Si Manuel Valls a peut-être porté le coup de boutoir final, François Hollande voyait bien que le "trou de souris" par lequel il espérait se faufiler pour gagner la présidentielle se rétrécissait chaque jour un peu plus. Le débat sur la déchéance de nationalité et la loi Travail avaient définitivement fracturé la gauche – "Je n'ai qu'un seul regret, d'avoir proposé la déchéance de nationalité. J'ai pensé qu'elle pouvait nous unir alors qu'elle nous a divisés", a d'ailleurs déclaré le président dans son allocution.
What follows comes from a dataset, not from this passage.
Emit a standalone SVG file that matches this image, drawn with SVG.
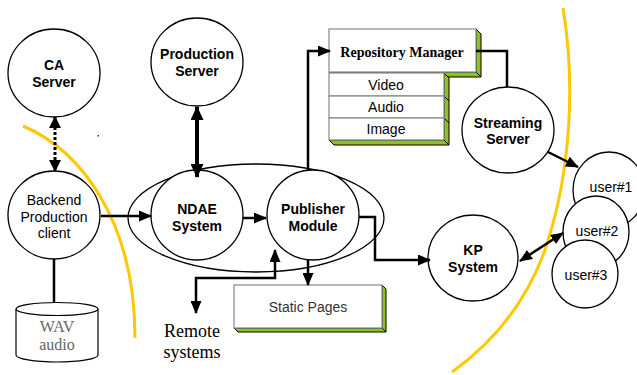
<svg xmlns="http://www.w3.org/2000/svg" width="637" height="375" viewBox="0 0 637 375">
<style>
.node{fill:#fff;stroke:#000;stroke-width:1.3}
.b{font-family:"Liberation Sans",Arial,sans-serif;font-weight:bold;font-size:14px;text-anchor:middle;fill:#000}
.r{font-family:"Liberation Sans",Arial,sans-serif;font-size:14px;text-anchor:middle;fill:#000}
.g{font-family:"Liberation Sans",Arial,sans-serif;font-size:14px;text-anchor:middle;fill:#333}
.s{font-family:"Liberation Serif","Times New Roman",serif;text-anchor:middle}
.c{fill:none;stroke:#000;stroke-width:2.5}
.y{fill:none;stroke:#ffc800;stroke-width:3}
.box{fill:#fff;stroke:#888;stroke-width:1.2}
.green{fill:#8cc21a;stroke:#000;stroke-width:1}
</style>
<defs>
<marker id="ah" markerUnits="userSpaceOnUse" markerWidth="13" markerHeight="11" refX="12" refY="5.5" orient="auto-start-reverse"><path d="M0,0 L13,5.5 L0,11 z" fill="#000"/></marker>
<marker id="ahb" markerUnits="userSpaceOnUse" markerWidth="14" markerHeight="13" refX="13" refY="6.5" orient="auto-start-reverse"><path d="M0,0 L14,6.5 L0,13 z" fill="#000"/></marker>
<marker id="ahd" markerUnits="userSpaceOnUse" markerWidth="12" markerHeight="12" refX="11" refY="6" orient="auto-start-reverse"><path d="M0,0 L12,6 L0,12 z" fill="#000"/></marker>
</defs>
<rect width="637" height="375" fill="#fff"/>
<g id="boundaries">
<path class="y" d="M23,126 C80,150 135,220 135,338"/>
<path class="y" d="M563,8 C575,80 572,170 545,250 C525,305 490,345 452,372"/>
</g>
<rect x="97.5" y="135" width="1.5" height="1.5" fill="#333"/>
<g id="ndae-group">
<ellipse class="node" cx="256" cy="218" rx="128" ry="54"/>
</g>
<g id="ca-server">
<ellipse class="node" cx="54" cy="73" rx="46" ry="44"/>
<text class="b" x="54" y="70">CA</text>
<text class="b" x="54" y="87">Server</text>
</g>
<g id="production-server">
<ellipse class="node" cx="197" cy="62" rx="46" ry="44"/>
<text class="b" x="197" y="59">Production</text>
<text class="b" x="197" y="76">Server</text>
</g>
<g id="backend">
<ellipse class="node" cx="54" cy="215" rx="46" ry="44"/>
<text class="r" x="54" y="205">Backend</text>
<text class="r" x="54" y="222">Production</text>
<text class="r" x="54" y="238">client</text>
</g>
<g id="wav-audio">
<path d="M16,309 L16,355 A41,7 0 0 0 98,355 L98,309" fill="#fff" stroke="#000" stroke-width="1.2"/>
<ellipse cx="57" cy="309" rx="41" ry="6.5" fill="#fff" stroke="#000" stroke-width="1.2"/>
<text class="s" x="57" y="332" font-size="16" fill="#666">WAV</text>
<text class="s" x="57" y="350" font-size="16" fill="#666">audio</text>
</g>
<g id="ndae">
<ellipse class="node" cx="197" cy="215" rx="46" ry="45"/>
<text class="b" x="197" y="214">NDAE</text>
<text class="b" x="197" y="231">System</text>
</g>
<g id="publisher">
<ellipse class="node" cx="313" cy="215" rx="46" ry="45"/>
<text class="b" x="313" y="214">Publisher</text>
<text class="b" x="313" y="231">Module</text>
</g>
<g id="repository-manager">
<polygon class="green" points="476,29 481,34 481,77 476,72"/>
<polygon class="green" points="329,72 476,72 481,77 334,77"/>
<rect class="box" x="329" y="29" width="147" height="43"/>
<text class="s" x="402" y="57" font-size="14" font-weight="bold">Repository Manager</text>
</g>
<g id="media">
<polygon class="green" points="444,73 449,78 449,145 444,140"/>
<polygon class="green" points="329,140 444,140 449,145 334,145"/>
<line x1="444" y1="96" x2="449" y2="101" stroke="#000" stroke-width="1"/>
<line x1="444" y1="118" x2="449" y2="123" stroke="#000" stroke-width="1"/>
<rect class="box" x="329" y="73" width="115" height="23"/>
<rect class="box" x="329" y="96" width="115" height="22"/>
<rect class="box" x="329" y="118" width="115" height="22"/>
<text class="r" x="386" y="90">Video</text>
<text class="r" x="386" y="112">Audio</text>
<text class="r" x="386" y="134">Image</text>
</g>
<g id="static-pages">
<polygon class="green" points="382,285 386,289 386,332 382,328"/>
<polygon class="green" points="234,328 382,328 386,332 238,332"/>
<rect class="box" x="234" y="285" width="148" height="43"/>
<text class="g" x="308" y="312">Static Pages</text>
</g>
<g id="streaming-server">
<ellipse class="node" cx="508" cy="130" rx="46" ry="43"/>
<text class="b" x="508" y="128">Streaming</text>
<text class="b" x="508" y="144">Server</text>
</g>
<g id="kp-system">
<ellipse class="node" cx="473" cy="258" rx="45" ry="43"/>
<text class="b" x="473" y="255">KP</text>
<text class="b" x="473" y="272">System</text>
</g>
<g id="user1">
<ellipse class="node" cx="609" cy="190" rx="36" ry="38"/>
<text class="r" x="611" y="192">user#1</text>
</g>
<g id="user2">
<ellipse class="node" cx="596" cy="232" rx="33" ry="36"/>
<text class="r" x="597" y="236">user#2</text>
</g>
<g id="user3">
<ellipse class="node" cx="585" cy="274" rx="33" ry="34"/>
<text class="r" x="586" y="280">user#3</text>
</g>
<g id="remote-systems">
<text class="s" x="192" y="337" font-size="18">Remote</text>
<text class="s" x="192" y="358" font-size="18">systems</text>
</g>
<g id="connectors">
<line x1="55" y1="117" x2="55" y2="171" fill="none" stroke="#000" stroke-width="3" stroke-dasharray="3,2" marker-start="url(#ahd)" marker-end="url(#ahd)"/>
<line x1="197" y1="107" x2="197" y2="177" fill="none" stroke="#000" stroke-width="4" marker-start="url(#ahb)" marker-end="url(#ahb)"/>
<line x1="54" y1="259" x2="54" y2="302" stroke="#000" stroke-width="2.5"/>
<line class="c" x1="101" y1="216" x2="151" y2="216" marker-end="url(#ah)"/>
<line class="c" x1="243" y1="218" x2="266" y2="218" marker-end="url(#ah)"/>
<polyline class="c" points="308,171 308,51 330,51" marker-end="url(#ah)"/>
<line class="c" x1="308" y1="260" x2="308" y2="285" marker-end="url(#ah)"/>
<polyline class="c" points="196,313 196,278 275,278 275,250" marker-start="url(#ah)" marker-end="url(#ah)"/>
<polyline class="c" points="359,217 375,217 375,260 430,260" marker-end="url(#ah)"/>
<polyline class="c" points="476,51 507,51 507,87" stroke-width="2"/>
<line class="c" x1="548" y1="152" x2="578" y2="167" marker-end="url(#ah)"/>
<line class="c" x1="520" y1="261" x2="563" y2="233" marker-start="url(#ah)" marker-end="url(#ah)"/>
</g>
</svg>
Et si à l'Elysée on était prêt à assurer que la bataille du chômage était en passe d'être gagnée (et donc que cette condition, fixée par le président lui-même pour une candidature, était remplie), d'autres nuages obscurcissaient le ciel hollandais : son impopularité record, le choc provoqué par le livre Un président ne devrait pas dire ça, y compris au sein des troupes socialistes, et la multiplication des candidatures de gauche en dehors de la primaire.
L'espoir d'un "électrochoc" pour 2017
Jeudi 1er décembre, avant d'être informé de la décision du président, un conseiller de l'Elysée résumait ainsi les choses à franceinfo. "La gauche est très éclatée : à la fois en dehors de la primaire (avec Mélenchon, Macron, Jadot, Pinel...) et à l'intérieur, avec pléthore de candidatures, jusqu'au sein de l'exécutif, puisque Valls juge sa candidature légitime." Et de continuer : "La seule question qui se pose, c'est de savoir si la candidature de François Hollande conduit à un rassemblement ? Et inversement, est-ce qu'une non-candidature peut susciter un électrochoc salutaire pour la gauche ?" Le président de la République a finalement opté pour cette seconde possibilité. Sans garantie aucune que cet "électrochoc" porte ses fruits.